To measure the tax benefits created in these S corporation acquisitions, Erickson calculated the difference between the purchase price and the estimated tax basis of the target company's assets. This difference is an estimate of how much the tax basis of the target's assets was stepped-up. He also calculated the present value of the tax benefits for the acquiring company.

For S corporations, the average value of tax benefits ranged from $6.4 million to $9.1 million, which is equivalent to 12 to 17 percent of the deal's value. For the 77 S corporation acquisitions in the study, estimates suggest that the total value of the tax benefits in these deals is between $490 million and $700 million.

The Advantages of S Corporations over C Corporations

During the study, Erickson found several transactions in which acquiring companies disclosed detailed information regarding the tax benefits of using the Section 338(h)(10) election in the acquisition of an S corporation. In one case, Coca-Cola Enterprises (CCE) acquired Herb Coca-Cola, Inc., which was an S corporation pre-acquisition. CCE paid Herb Coca-Cola's shareholders an extra $100 million to make the Section 338(h)(10) election. Given that CCE valued the tax benefits of the election at $145 million, CCE paid about 70 percent of the total tax benefits in the deal to Herb Coca-Cola's shareholders in the form of a higher purchase price.

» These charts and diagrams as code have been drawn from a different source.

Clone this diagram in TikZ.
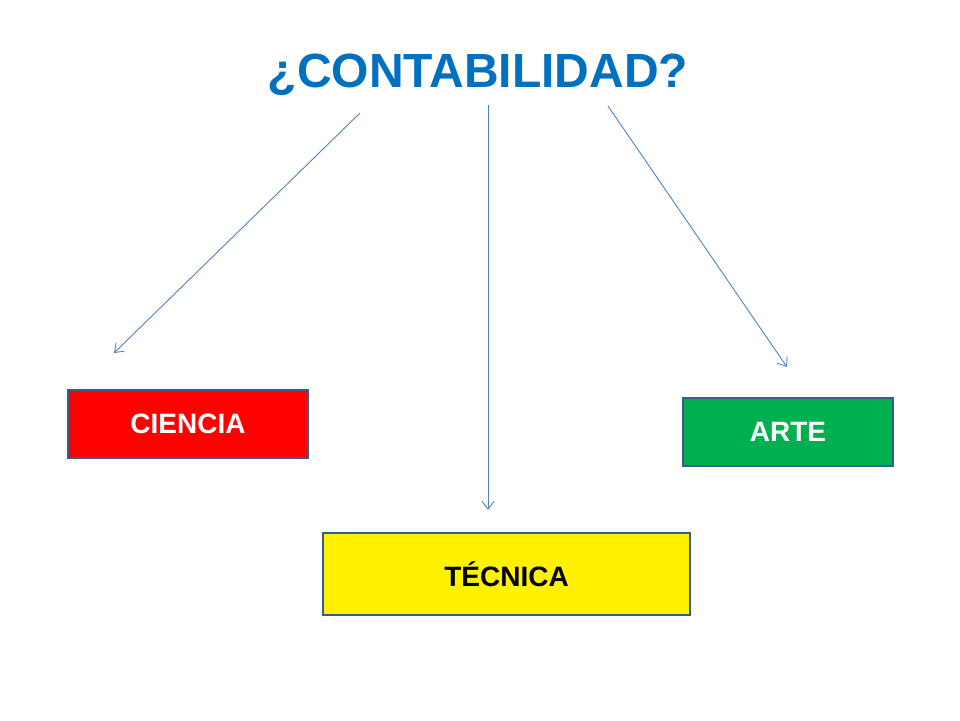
\documentclass[tikz,border=0pt]{standalone}
\usepackage{fontspec}
\setmainfont{Liberation Sans}
\usetikzlibrary{arrows.meta}
\definecolor{tblue}{HTML}{0070C0}
\definecolor{lblue}{HTML}{4F81BD}
\definecolor{bord}{HTML}{385D8A}
\definecolor{gr}{HTML}{00B050}
\tikzset{box/.style={draw=bord,line width=2pt,inner sep=0pt,font=\bfseries\fontsize{28}{32}\selectfont},
 conn/.style={lblue,line width=0.9pt,-{Straight Barb[length=8pt,width=12pt]}}}
\begin{document}
\begin{tikzpicture}[x=1pt,y=-1pt]
\useasboundingbox (0,0) rectangle (960,720);
\node[font=\bfseries\fontsize{48}{52}\selectfont,text=tblue] (t) at (478,75) {¿CONTABILIDAD?};
\node[box,fill=red,text=white,minimum width=240pt,minimum height=68pt] (c) at (188,424) {CIENCIA};
\node[box,fill=gr,text=white,minimum width=210pt,minimum height=68pt] (a) at (788,432) {ARTE};
\node[box,fill=yellow,text=black,minimum width=367pt,minimum height=82pt] (tc) at (506.5,574) {TÉCNICA};
\coordinate (s1) at (360,113); \coordinate (e1) at (114,353);
\coordinate (s2) at (488,105); \coordinate (e2) at (488,510);
\coordinate (s3) at (608,106); \coordinate (e3) at (787,367);
\draw[conn] (s1) -- (e1);
\draw[conn] (s2) -- (e2);
\draw[conn] (s3) -- (e3);
\end{tikzpicture}
\end{document}
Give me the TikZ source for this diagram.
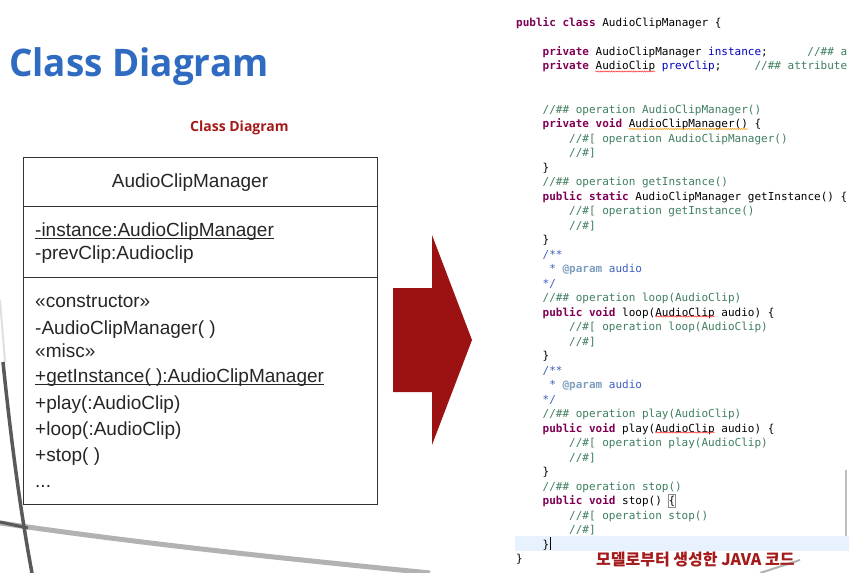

"Holding everything else constant, it's important to consider these pricing effects when you are choosing the organizational form for a new business," says Erickson. "Because if you choose to be a C corporation instead of an S corporation (or other conduit entity), you won't get the additional $100 million that Herb Coca-Cola extracted from Coke."


Merle Erickson is associate professor of accounting at the University of Chicago Graduate School of Business. "The Effect of Organizational Form on Acquisition Price" serves as the basis for Chapter 15 in the second edition of Taxes and Business Strategy: A Planning Approach (Scholes, Wolfson, Erickson, Maydew and Shevlin. Prentice Hall, 2001).